À proximité du poème

Parfois l'on franchit le seuil d'une galerie et la poésie d'une œuvre inconnue, soudain, vous emporte… Celle en l'occurrence de Philippe Hélénon qui expose chez Pome Turbil un ensemble de peintures abstraites récentes. Jean-Emmanuel Denave


En octobre dernier, on apprenait la disparition de Jacques Dupin, le poète de Grésil, d'Embrasure, de Ballast… Autant de titres évoquant un univers âpre, minéral, elliptique où, «expérience sans mesure, inexpiable, la poésie ne comble pas mais au contraire approfondit toujours le manque et le tourment qui la suscitent».

Les couches successives d'acrylique et de pastel gras de Philippe Hélénon (né en 1954, vivant à Paris) portent, selon nous, l'ombre (et la lumière de ce corps dit «clairvoyant») de Dupin : vibrations d'écorce, d'échancrures abruptes, de paysages denses, de lignes noires qui sautent au regard comme des sensations à la gorge…

À son sujet, le critique d'art Gilbert Lascaux écrit ceci : «Dans l'atelier de Philippe Hélénon, les modèles sont les fers (clou, lame, couteau, serrure, faucille, hache, etc…), les ardoises ramassées près d'une grange ruinée, les graines, les plantes, un drap suspendu.
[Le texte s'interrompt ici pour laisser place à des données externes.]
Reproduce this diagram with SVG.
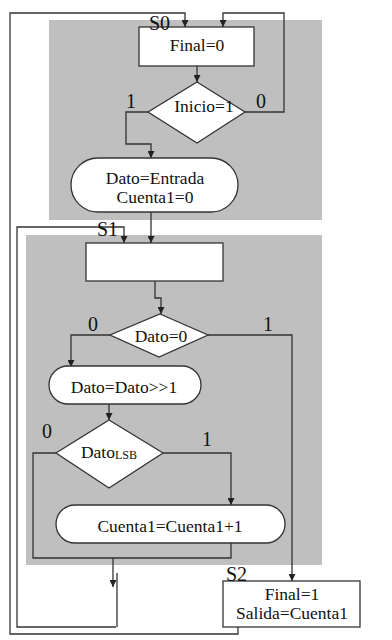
<svg xmlns="http://www.w3.org/2000/svg" width="392" height="640" viewBox="0 0 392 640">
<style>
.bg{fill:#bfbfbf}
.n{fill:#fff;stroke:#333;stroke-width:1.3}
.c{fill:none;stroke:#333;stroke-width:1.3}
.t{font-family:"Liberation Serif","Times New Roman",serif;font-size:17.5px;fill:#111;text-anchor:middle}
.l{font-family:"Liberation Serif","Times New Roman",serif;font-size:20px;fill:#111}
</style>
<defs>
<marker id="a" viewBox="0 0 10 10" refX="10" refY="5" markerWidth="7" markerHeight="7" markerUnits="userSpaceOnUse" orient="auto">
<path d="M0,0 L10,5 L0,10 z" fill="#222"/>
</marker>
</defs>
<rect width="392" height="640" fill="#fff"/>
<rect class="bg" x="49" y="20" width="273" height="200"/>
<rect class="bg" x="26" y="235" width="296" height="330"/>
<g id="connectors">
<path class="c" d="M238,627 V634 H10 V13 H185 V27" marker-end="url(#a)"/>
<path class="c" d="M245,112 H284 V13 H223 V27" marker-end="url(#a)"/>
<path class="c" d="M197,66 V82" marker-end="url(#a)"/>
<path class="c" d="M148,112 H126 V144 H151 V158" marker-end="url(#a)"/>
<path class="c" d="M151,212 V243" marker-end="url(#a)"/>
<path class="c" d="M116,627 H17 V227 H124 V243" marker-end="url(#a)"/>
<path class="c" d="M117,573 V627"/>
<path class="c" d="M155,281 V298 H161 V314" marker-end="url(#a)"/>
<path class="c" d="M110,335 H71 V367" marker-end="url(#a)"/>
<path class="c" d="M208,335 H292 V581" marker-end="url(#a)"/>
<path class="c" d="M109,404 V420" marker-end="url(#a)"/>
<path class="c" d="M163,453 H231 V505" marker-end="url(#a)"/>
<path class="c" d="M56,453 H33 V558 H231 V543"/>
<path class="c" d="M113,558 V587" marker-end="url(#a)"/>
</g>
<g id="s0">
<rect class="n" x="139" y="27" width="115" height="39"/>
<text class="t" x="197" y="51">Final=0</text>
</g>
<g id="inicio">
<path class="n" d="M197,82 L245,112 L197,143 L148,112 Z"/>
<text class="t" x="204" y="112">Inicio=1</text>
</g>
<g id="init">
<rect class="n" x="71" y="158" width="167" height="54" rx="27"/>
<text class="t" x="155" y="184">Dato=Entrada</text>
<text class="t" x="155" y="203">Cuenta1=0</text>
</g>
<g id="s1">
<rect class="n" x="86" y="243" width="137" height="38"/>
</g>
<g id="dato0">
<path class="n" d="M160,314 L208,335 L159,357 L110,335 Z"/>
<text class="t" x="161" y="342">Dato=0</text>
</g>
<g id="shift">
<rect class="n" x="49" y="366" width="152" height="38" rx="19"/>
<text class="t" x="124" y="393">Dato=Dato&gt;&gt;1</text>
</g>
<g id="lsb">
<path class="n" d="M109,420 L163,453 L109,488 L56,453 Z"/>
<text class="t" x="109" y="458">Dato<tspan font-size="12" dy="1">LSB</tspan></text>
</g>
<g id="inc">
<rect class="n" x="56" y="505" width="229" height="38" rx="19"/>
<text class="t" x="170" y="532">Cuenta1=Cuenta1+1</text>
</g>
<g id="s2">
<rect class="n" x="223" y="581" width="137" height="46"/>
<text class="t" x="292" y="600">Final=1</text>
<text class="t" x="292" y="619">Salida=Cuenta1</text>
</g>
<g id="labels">
<text class="l" x="149" y="30">S0</text>
<text class="l" x="126" y="108">1</text>
<text class="l" x="256" y="108">0</text>
<text class="l" x="97" y="236">S1</text>
<text class="l" x="88" y="331">0</text>
<text class="l" x="263" y="331">1</text>
<text class="l" x="42" y="438">0</text>
<text class="l" x="202" y="446">1</text>
<text class="l" x="226" y="581">S2</text>
</g>
</svg>
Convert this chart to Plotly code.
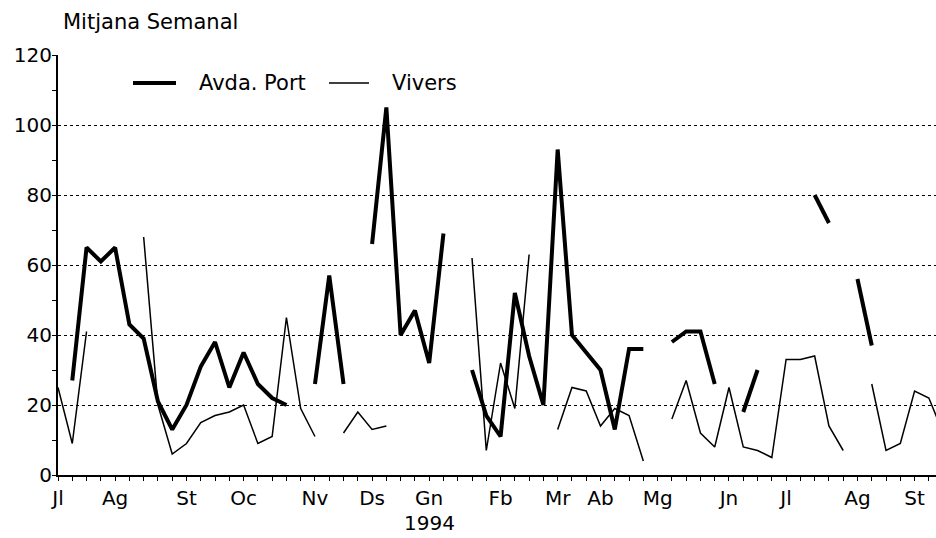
import plotly.graph_objects as go

weeks = list(range(63))

avda_port = [None, 27, 65, 61, 65, 43, 39, 21, 13, 20, 31, 38, 25, 35, 26, 22, 20, None,
             26, 57, 26, None, 66, 105, 40, 47, 32, 69, None,
             30, 17, 11, 52, 34, 20, 93, 40, 35, 30, 13, 36, 36, None,
             38, 41, 41, 26, None, 18, 30, None, None, None, 80, 72, None, 56, 37,
             None, None, None, None, None]

vivers = [25, 9, 41, None, None, None, 68, 20, 6, 9, 15, 17, 18, 20, 9, 11, 45, 19, 11, None,
          12, 18, 13, 14, None, None, None, None, None,
          62, 7, 32, 19, 63, None, 13, 25, 24, 14, 19, 17, 4, None,
          16, 27, 12, 8, 25, 8, 7, 5, 33, 33, 34, 14, 7, None,
          26, 7, 9, 24, 22, 12]

month_labels = ["Jl", "Ag", "St", "Oc", "Nv", "Ds", "Gn", "Fb", "Mr", "Ab", "Mg", "Jn", "Jl", "Ag", "St"]
month_weeks = [0, 4, 9, 13, 18, 22, 26, 31, 35, 38, 42, 47, 51, 56, 60]

y_ticks = [0, 20, 40, 60, 80, 100, 120]

series_names = ["Avda. Port", "Vivers"]
series_widths = [4, 1.5]

FONT = "DejaVu Sans, sans-serif"
FS_TICK = 20
FS_TEXT = 21

L, R, T, B = 58, 0, 55, 63
W, H = 936, 538
PW, PH = W - L - R, H - T - B


def px(xp):
    return (xp - L) / PW


def py(yp):
    return (H - B - yp) / PH


fig = go.Figure()
for name, vals, w in zip(series_names, [avda_port, vivers], series_widths):
    fig.add_trace(go.Scatter(x=weeks, y=vals, mode="lines", name=name,
                             line=dict(color="black", width=w), connectgaps=False,
                             showlegend=False))

# legend drawn as line samples + labels
legend_shapes = []
legend_annots = []
leg_y = py(83)
for (x0, x1, tx), name, w in zip([(133, 176, 197), (329, 369, 390)], series_names, series_widths):
    legend_shapes.append(dict(type="line", xref="paper", yref="paper",
                              x0=px(x0), x1=px(x1), y0=leg_y, y1=leg_y,
                              line=dict(color="black", width=w)))
    legend_annots.append(dict(text=name, xref="paper", yref="paper", x=px(tx), y=leg_y,
                              xanchor="left", yanchor="middle", showarrow=False,
                              font=dict(size=FS_TEXT)))

fig.update_layout(
    width=W, height=H,
    margin=dict(l=L, r=R, t=T, b=B),
    plot_bgcolor="white", paper_bgcolor="white",
    font=dict(family=FONT, size=FS_TICK, color="black"),
    showlegend=False,
    xaxis=dict(range=[0, 61.5], showgrid=False, zeroline=False, automargin=False,
               showline=True, linecolor="black", linewidth=2,
               tickmode="array", tickvals=month_weeks, ticktext=month_labels,
               ticks="",
               minor=dict(tickmode="linear", tick0=0, dtick=1, ticks="outside",
                          ticklen=4, tickwidth=1, tickcolor="black"),
               ticklabelstandoff=4, tickfont=dict(size=FS_TICK)),
    yaxis=dict(range=[0, 120], tickmode="array", tickvals=y_ticks, automargin=False,
               showgrid=True, gridcolor="black", griddash="dot", gridwidth=1,
               zeroline=False, showline=True, linecolor="black", linewidth=2,
               ticks="",
               minor=dict(tickmode="linear", tick0=0, dtick=10, ticks="outside",
                          ticklen=4, tickwidth=1, tickcolor="black", showgrid=False),
               ticklabelstandoff=0, tickfont=dict(size=FS_TICK)),
    shapes=legend_shapes,
    annotations=legend_annots + [
        dict(text="Mitjana Semanal", xref="paper", yref="paper", x=px(61), y=py(22),
             xanchor="left", yanchor="middle", showarrow=False, font=dict(size=FS_TEXT)),
        dict(text="1994", xref="x", yref="paper", x=26, y=py(523),
             xanchor="center", yanchor="middle", showarrow=False, font=dict(size=FS_TICK)),
    ],
)

fig.write_html("out.html", config={"displayModeBar": False},
               post_script="document.body.style.margin='0';document.body.style.overflow='hidden';")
Il peint les choses «sur le motif». Il peint de multiples portraits des choses : le portrait d'un fer de lance, celui d'un siège-trône, celui d'un nœud de bois, celui du drap blanc… À la manière du poète Francis Ponge, il choisit «le parti pris des choses». Le poète et le peintre veulent scruter les objets, en tirer qualités et jouissances».

Brisants

Jacques Dupin, Francis Ponge, cela fait déjà beaucoup de poètes «accrochés» à la trame abstraite des œuvres sur papier de Philippe Hélénon. A ses pulsions rectangulaires aux couleurs rougeâtres comme des plaies rimbaldiennes, à ses rideaux gris-bleu tirés sur un décor inconnu, à ses masses rondes roulant sur des horizons indéterminés, à ses visages sans traits qui nous fixent indéfiniment.

Mais nous pourrions en citer encore beaucoup d'autres, dont la plupart, d'ailleurs, ont collaboré avec l'artiste : Jacques Réda, Michel Butor, Bernard Noël ou encore Yves Di Manno. «vent dans le noir / : masse unanime / : ciel absent» écrit ce dernier dans Embuscade en vis-à-vis d'une œuvre de Hélénon.

Manière de dire qu'il souffle chez celui-ci une bourrasque qui, érodant les corps et les visages, les pierres et les formes, les verticales et les horizontales, ne laisse sur le papier qu'un minimalisme, aussi poignant que tenace, de traces, de plans, d'angles, de lignes brisées et de figures suggérées.